Biologists Help Endangered Penguins Find True Love
True love may be hard to find -- but for one group of highly endangered African penguins, it's just a bit easier thanks to the helping hand of a few skilled matchmakers. In this case, they're biologists at the New England Aquarium playing the role of Cupid to a group of African penguins, members of a species which, without a serious baby-boom, may be extinct in less than twenty years. Fortunately, the bird specialists have a magic arrow or two left in their quiver. "We can keep the species alive by making love happen,'' says the aquarium's senior penguin biologist.With so few of the penguins left in the world, finding suitable breeding pairs has posed a bit of challenge. So, penguin experts at the aquarium have been charged with the responsibility of finding each bird its best possible mate, according to a report from The Boston Globe.
The staff tries to match penguins that are least likely to be related. The easiest way to do this would be to find mates that do not have a long history in captivity and that bring some new genes to the penguin pool.
But because of their diminished numbers, the aquarium no longer removes African penguins from the wild, and ensuring genetic diversity is becoming increasingly challenging.

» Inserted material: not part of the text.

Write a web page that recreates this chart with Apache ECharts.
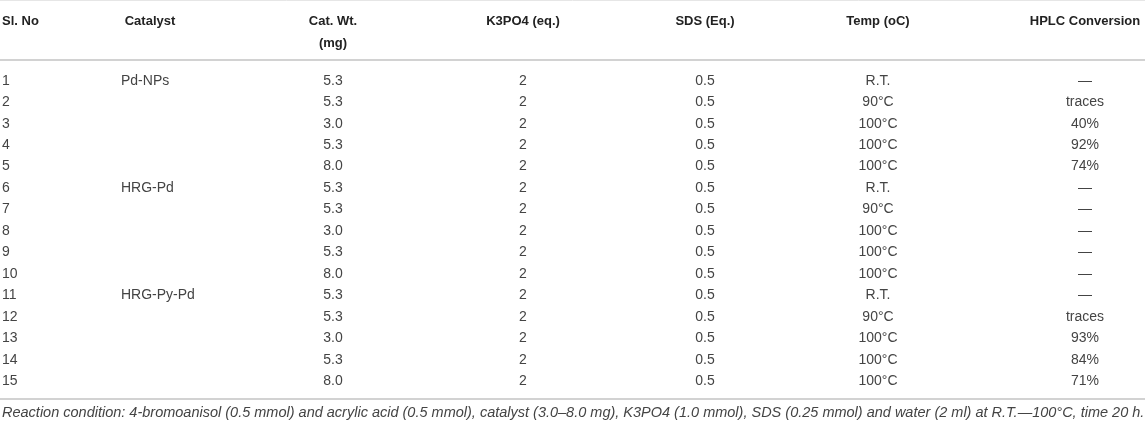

Once a match has been approved, the couple is moved to a more intimate setting downstairs. "Candlelight and romance,'' Hume calls it. If the penguins hit it off -- and they usually do, according to staffers -- that is where they hatch and raise chicks.
Aquarium staff speak of the endangered Penguins like characters of a romance novel -- each with their particular tastes. There's "strapping" Ichaboe and "lovely" Spheniscus, who seem to be a match made in heaven. They've been together for one year, reports the Globe, and are still "enthralled with each other."

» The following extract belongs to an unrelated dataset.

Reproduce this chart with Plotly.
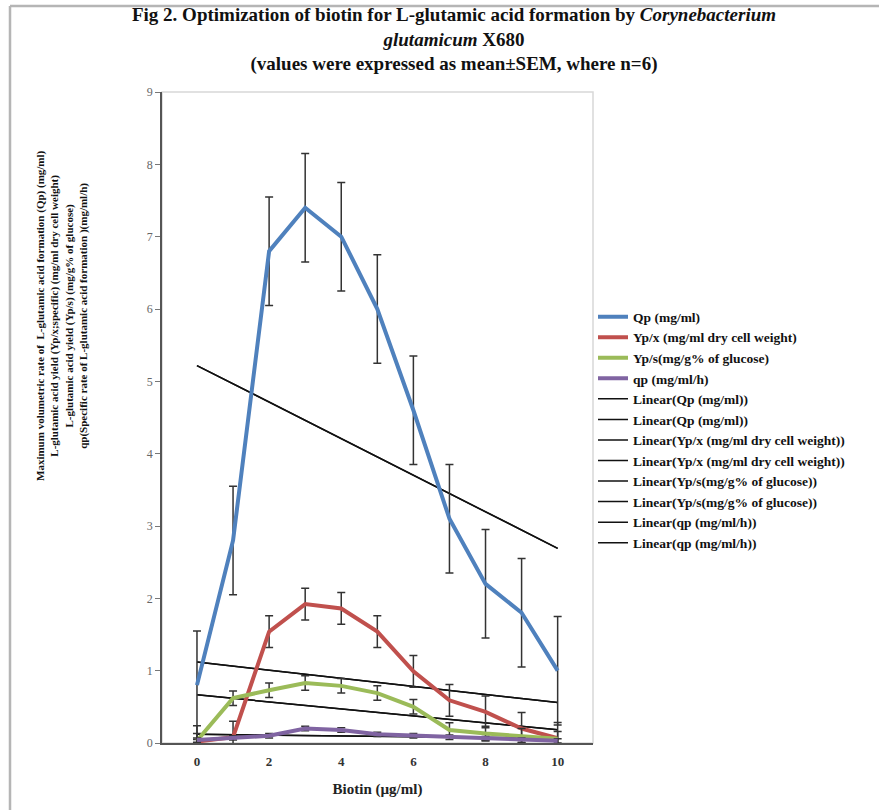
import numpy as np
import plotly.graph_objects as go

# ---------------- data ----------------
biotin = [0, 1, 2, 3, 4, 5, 6, 7, 8, 9, 10]

qp_vol = [0.80, 2.80, 6.80, 7.40, 7.00, 6.00, 4.60, 3.10, 2.20, 1.80, 1.00]
qp_vol_sem = [0.75] * 11

yp_x = [0.02, 0.08, 1.54, 1.92, 1.86, 1.54, 0.99, 0.59, 0.43, 0.20, 0.065]
yp_x_sem = [0.22] * 11

yp_s = [0.03, 0.62, 0.73, 0.83, 0.79, 0.69, 0.50, 0.18, 0.13, 0.10, 0.06]
yp_s_sem = [0.10] * 11

qp_spec = [0.04, 0.07, 0.10, 0.20, 0.18, 0.12, 0.10, 0.08, 0.06, 0.04, 0.03]
qp_spec_sem = [0.03] * 11

series_names = ["Qp (mg/ml)", "Yp/x (mg/ml dry cell weight)",
                "Yp/s(mg/g% of glucose)", "qp (mg/ml/h)"]
series_vals = [qp_vol, yp_x, yp_s, qp_spec]
series_sems = [qp_vol_sem, yp_x_sem, yp_s_sem, qp_spec_sem]
series_colors = ["#4F81BD", "#C0504D", "#9BBB59", "#8064A2"]

x_ticks = [0, 2, 4, 6, 8, 10]
y_ticks = [0, 1, 2, 3, 4, 5, 6, 7, 8, 9]

FONT = "Liberation Serif"

fig = go.Figure()

# trend lines (least squares fits of each series), each listed twice in the legend
xs = np.array(biotin, dtype=float)
for name, vals in zip(series_names, series_vals):
    slope, intercept = np.polyfit(xs, np.array(vals, dtype=float), 1)
    fit = slope * xs + intercept
    for _ in range(2):
        fig.add_trace(go.Scatter(
            x=biotin, y=fit, mode="lines", name=f"<b>Linear({name})</b>",
            line=dict(color="#111111", width=1.5), legendrank=1000,
            hoverinfo="skip", cliponaxis=False))

# main series with error bars
for i, (name, vals, sem, col) in enumerate(zip(series_names, series_vals, series_sems, series_colors)):
    fig.add_trace(go.Scatter(
        x=biotin, y=vals, mode="lines", name=f"<b>{name}</b>",
        line=dict(color=col, width=4), legendrank=i + 1,
        error_y=dict(type="data", array=sem, visible=True,
                     color="#333333", thickness=1.5, width=4),
        cliponaxis=False))

title_text = ("<b>Fig 2. Optimization of biotin for L-glutamic acid formation by <i>Corynebacterium</i>"
              "<br><i>glutamicum</i> X680<br>(values were expressed as mean±SEM, where n=6)</b>")

ytitle = ("<b>Maximum volumetric rate of  L-glutamic acid formation (Qp) (mg/ml)"
          "<br>L-glutamic acid yield (Yp/x;specific) (mg/ml dry cell weight)"
          "<br>L-glutamic acid yield (Yp/s) (mg/g% of glucose)"
          "<br>qp(Specific rate of L-glutamic acid formation )(mg/ml/h)</b>")

fig.update_layout(
    width=879, height=810,
    margin=dict(l=162, r=286, t=92, b=67),
    paper_bgcolor="white", plot_bgcolor="white",
    font=dict(family=FONT, color="#222222"),
    title=dict(text=title_text, x=454 / 879, xanchor="center", xref="container",
               y=1 - 21 / 810, yanchor="top", yref="container",
               font=dict(family=FONT, size=19, color="#111111")),
    showlegend=True,
    legend=dict(x=1.0, xanchor="left", y=0.481, yanchor="middle",
                font=dict(family=FONT, size=13.5, color="#111111"),
                bgcolor="rgba(0,0,0,0)", traceorder="normal",
                itemwidth=30),
    xaxis=dict(range=[-0.97, 10.98], tickvals=x_ticks, ticktext=[f"<b>{v}</b>" for v in x_ticks],
               showgrid=False, zeroline=False, showline=True, linecolor="#555555",
               linewidth=1.5, ticks="outside", ticklen=6, tickcolor="rgba(0,0,0,0)",
               tickfont=dict(family=FONT, size=13, color="#333333"),
               title=dict(text="<b>Biotin (µg/ml)</b>", font=dict(family=FONT, size=15, color="#222222"),
                          standoff=15)),
    yaxis=dict(range=[0, 9], tickvals=y_ticks, showgrid=False, zeroline=False,
               showline=True, linecolor="#555555", linewidth=1.5,
               ticks="outside", ticklen=5, tickcolor="#777777",
               tickfont=dict(family=FONT, size=12, color="#666666")),
    annotations=[dict(text=ytitle, textangle=-90, xref="paper", yref="paper",
                      x=(62 - 162) / 431, y=(743 - 316) / 651, xanchor="center", yanchor="middle",
                      showarrow=False, align="center",
                      font=dict(family=FONT, size=11, color="#111111"))],
    shapes=[
        # light plot frame (top / right)
        dict(type="rect", xref="paper", yref="paper", x0=0, x1=1, y0=0, y1=1,
             line=dict(color="#d8d8d8", width=1.5), layer="below"),
        # image frame lines
        dict(type="line", xref="paper", yref="paper", x0=(10 - 162) / 431, x1=(879 - 162) / 431,
             y0=(743 - 6) / 651, y1=(743 - 6) / 651, line=dict(color="#b5b5b5", width=2.5)),
        dict(type="line", xref="paper", yref="paper", x0=(10 - 162) / 431, x1=(10 - 162) / 431,
             y0=(743 - 6) / 651, y1=(743 - 812) / 651, line=dict(color="#b5b5b5", width=2.5)),
    ],
)

fig.write_html("out.html")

Then there's Plum Pudding and In-Guza, two penguins who paired up on their own accord -- but their romance was not to be. Evidently, their genes were deemed incompatible to produce optimal offspring, so aquarium biologists had to cut their love-affair short.
For some of the penguins, romance has come later in life. One bird, named Alfred, has found a mate with a female 27 years his junior. "He's a lucky guy,'' said biologist Andrea Desjardins, one of the penguin matchmakers.
In reality though, each of the endangered penguins at the New England Aquarium have a lot to be thankful for, particularly with their devoted team of penguin-relationship experts working so diligently to find them that special someone.